Tadanori Yokoo est japonais mais sa peinture est occidentale, ses compositions sont centrées et le tableau conçu comme une surface à remplir et à creuser. Si l'artiste parle de Picabia ou de Chirico, dont il n'a pourtant pas l'humour, ni la sophistication théâtrale, on pense davantage à Cremonini, William Blake ou Gustave Moreau.
De Blake, il garde cette inspiration romantique et lyrique où les figures sont prises dans des tourments graphiques. De Moreau il reprend le flou et la lourdeur des atmosphères colorées qui enveloppent ou soutiennent les personnages. Sa peinture se rapproche de l'art brut, des réalisations de ces artistes fous surchargeant leurs toiles de mille figures, submergées par des visions de dieux populaires maladroitement figurés.

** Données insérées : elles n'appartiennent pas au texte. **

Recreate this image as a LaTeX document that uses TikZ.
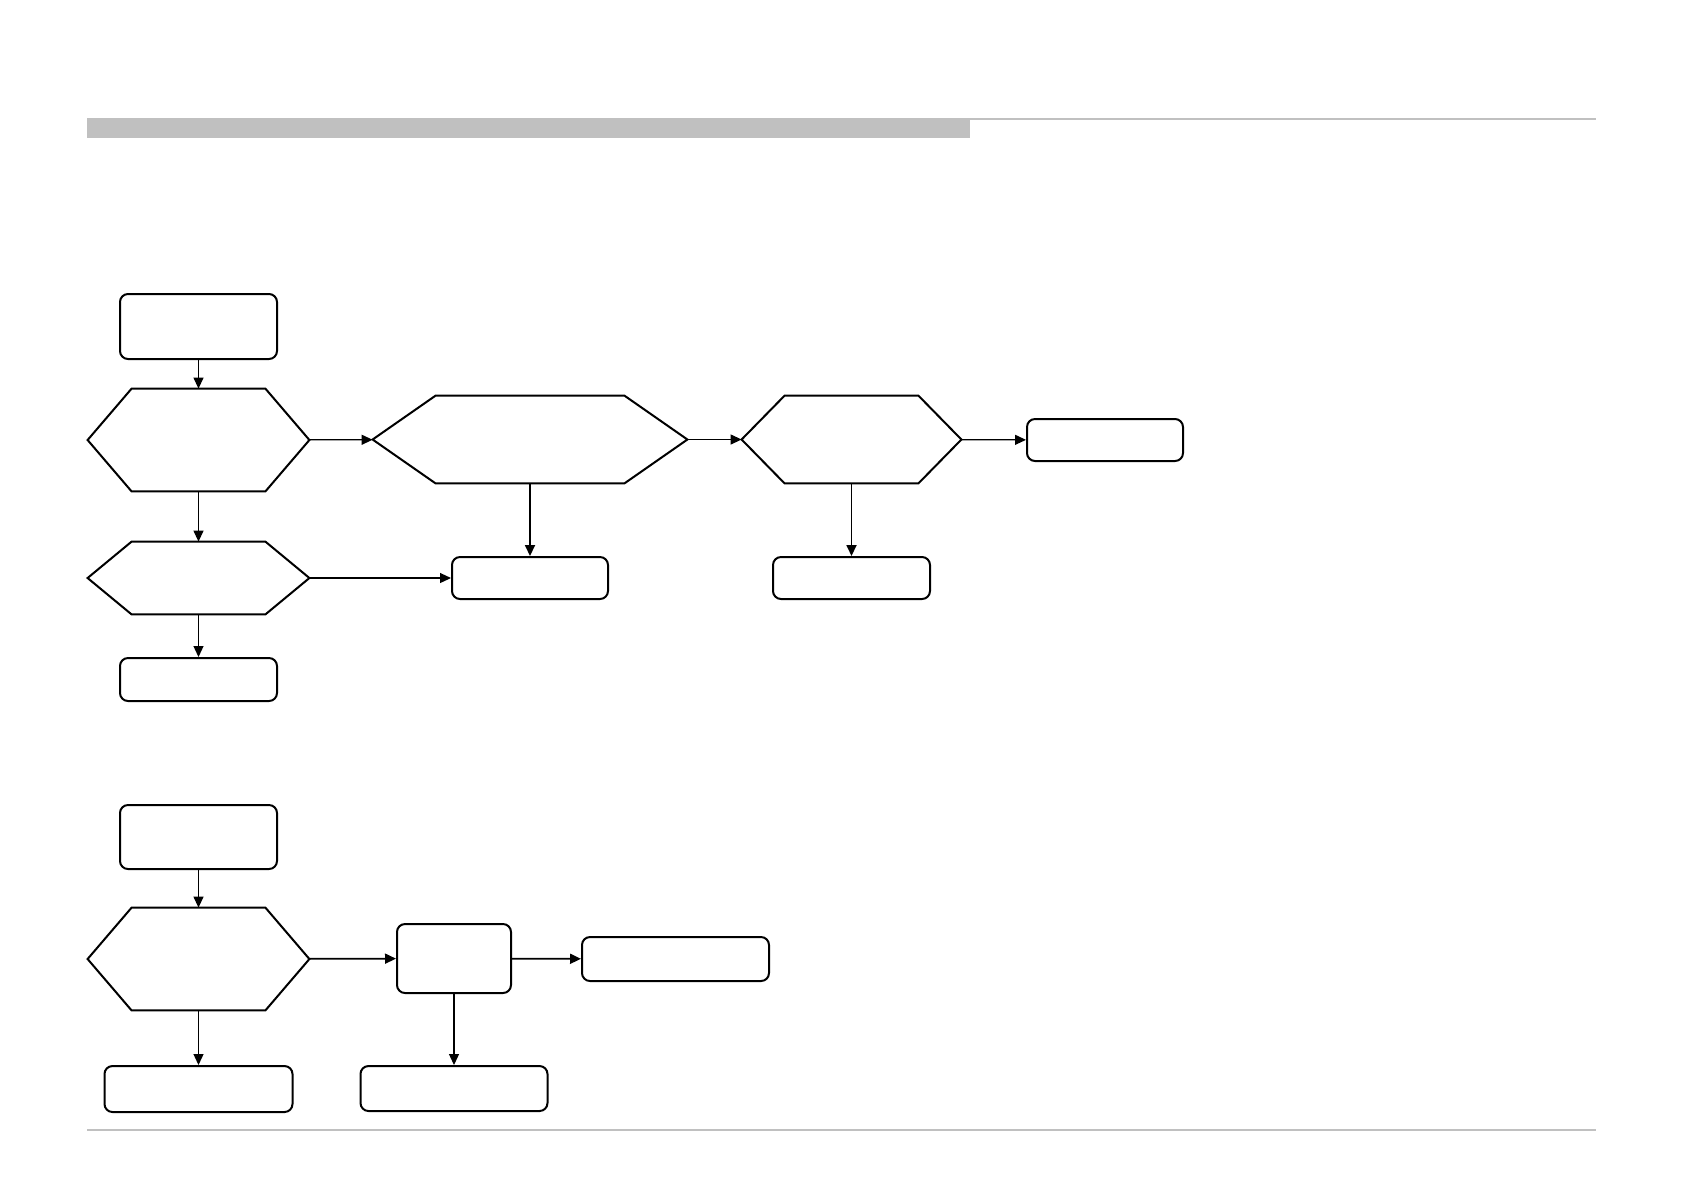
\documentclass[tikz,border=0pt]{standalone}
\usepackage{tikz}
\usetikzlibrary{calc,arrows.meta}
\definecolor{Rule}{HTML}{C0C0C0}
\definecolor{Ink}{HTML}{000000}

\tikzset{
  box/.style={draw=Ink, line width=1pt, rounded corners=4pt, inner sep=0pt},
  hexbox/.style={inner sep=0pt},
  link/.style={draw=Ink, line width=0.6pt, -{Triangle[length=5.5pt,width=5pt]}},
  boldlink/.style={link, line width=0.9pt},
}
% outline of a hexagon drawn over a hidden node
\newcommand{\hexout}[2]{%
  \draw[draw=Ink, line width=1pt] (#1.west) -- ($(#1.north west)+(#2,0)$)
    -- ($(#1.north east)+(-#2,0)$) -- (#1.east) -- ($(#1.south east)+(-#2,0)$)
    -- ($(#1.south west)+(#2,0)$) -- cycle;}

\begin{document}
\begin{tikzpicture}[x=0.5pt, y=-0.5pt]
  \useasboundingbox (0,0) rectangle (1684,1191);

  % header and footer rules
  \fill[Rule] (87,118) rectangle (970,137.5);
  \draw[Rule, line width=1pt] (970,119) -- (1596,119);
  \draw[Rule, line width=0.8pt] (87,1130) -- (1596,1130);

  % first chart
  \node[box, minimum width=78.5pt, minimum height=32.5pt] (startA) at (198.5,326.5) {};
  \node[hexbox, minimum width=110.5pt, minimum height=51pt] (askA) at (198.5,440) {};
  \hexout{askA}{44}
  \node[hexbox, minimum width=157pt, minimum height=43.5pt] (askB) at (530,439.5) {};
  \hexout{askB}{63}
  \node[hexbox, minimum width=109.5pt, minimum height=43.5pt] (askC) at (851.5,439.5) {};
  \hexout{askC}{43}
  \node[box, minimum width=78pt, minimum height=21pt] (endC) at (1105,440) {};
  \node[hexbox, minimum width=110.5pt, minimum height=36pt] (askD) at (198.5,578) {};
  \hexout{askD}{44}
  \node[box, minimum width=78pt, minimum height=21pt] (endB) at (530,578) {};
  \node[box, minimum width=78.5pt, minimum height=21pt] (endD) at (851.5,578) {};
  \node[box, minimum width=78.5pt, minimum height=21.5pt] (endA) at (198.5,679.5) {};

  \draw[link] (startA) -- (askA);
  \draw[link] (askA) -- (askB);
  \draw[link] (askB) -- (askC);
  \draw[link] (askC) -- (endC);
  \draw[link] (askA) -- (askD);
  \draw[link] (askD) -- (endB);
  \draw[boldlink] (askB) -- (endB);
  \draw[boldlink] (askC) -- (endD);
  \draw[link] (askD) -- (endA);

  % second chart
  \node[box, minimum width=78.5pt, minimum height=32pt] (startE) at (198.5,837) {};
  \node[hexbox, minimum width=110.5pt, minimum height=51pt] (askE) at (198.5,959) {};
  \hexout{askE}{44}
  \node[box, minimum width=57pt, minimum height=34.5pt] (stepE) at (454,958.5) {};
  \node[box, minimum width=93.5pt, minimum height=22pt] (endF) at (675.5,959) {};
  \node[box, minimum width=94pt, minimum height=23pt] (endE) at (198.5,1089) {};
  \node[box, minimum width=93.5pt, minimum height=22.5pt] (endG) at (454,1088.5) {};

  \draw[link] (startE) -- (askE);
  \draw[boldlink] (askE) -- (stepE);
  \draw[boldlink] (stepE) -- (endF);
  \draw[link] (askE) -- (endE);
  \draw[link] (stepE) -- (endG);
\end{tikzpicture}
\end{document}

Parallèlement à cette série, quelques toiles plus variées et joyeuses s'inspirent du pop art anglais et américain des années 60, du côté de Peter Blake ou d'Alex Katz, pour la naïveté du trait, les aplats et la frontalité, ou encore de James Rosenquist pour l'abondance de citations stylistiques à l'histoire de l'art et à l'univers des médias.
Si l'on sent chez Tadanori Yokoo un ardent désir de s'identifier à l'artiste visionnaire, qui ramène des flashs de notre inconscient culturel, on en verra de saisissants exemples dans ses collages et illustrations des années 60.
Les posters permettent de découvrir des compositions qui ont valu à Yokoo sa renommée mondiale en tant que figure de proue d'un graphisme psychédélique et expérimental, et une grande exposition au MoM.A. en 1972.
Dense, complexe, explosant de couleurs violentes et acides, son art graphique reste d'une légèreté et d'une fulgurance rare dans la culture pop de masse. On a l'impression qu'il réinvente l'électricité dans nos yeux mêmes.
Le visionnaire, celui qui explore l'imaginaire de son groupe sociale, ne serait-il pas, dans le Japon d'après guerre, un employé pour la communication ou la publicité plutôt qu'un individu qui peint ses rêves?